In his last book, Philosophy and Social Reconstruction in Africa (2009), Prof. Oladipo consolidated his thinking by outlining what such a reconstructive effort at fashioning new modes of socio-political organisation would look like, and the role of philosophy in such a process. For him, post-independent states in Africa require an urgent task of national reconstruction that propounds national philosophies which answer the question of how best to organise our society and political interactions for achieving the good life. In this regard, for Oladipo, philosophy possesses a social purpose which is to raise the political consciousness on the continent as well as maximizing the political wisdom and ethics of African governments.

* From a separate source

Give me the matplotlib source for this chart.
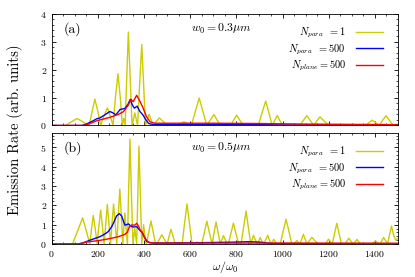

All in all, Prof. Oladipo represents a pragmatic thinking on the African and Nigerian predicament which advocates a practical mission for African philosophy in the contemporary world. On the other hand, his enthusiasm while alive redefined for most of us friends and colleagues the meaning of the dignity and the fulfillment of labour in spite of the debilitating conditions that attend the responsibility and reward in Nigeria. These are two things that can’t go into the past tense.

We mourn the departure of a mentor and achiever who too occupies too large a portion in our memory space to be so easily forgotten. But while we mourn him, the fundamental question that should linger in our collective heart on this occasion is this: Though Prof. Olusegun ‘Teju Oladipo is dead, can hope survive? Can we continue to confront the world and our challenges with same optimism with which he conquered cynicism and fear?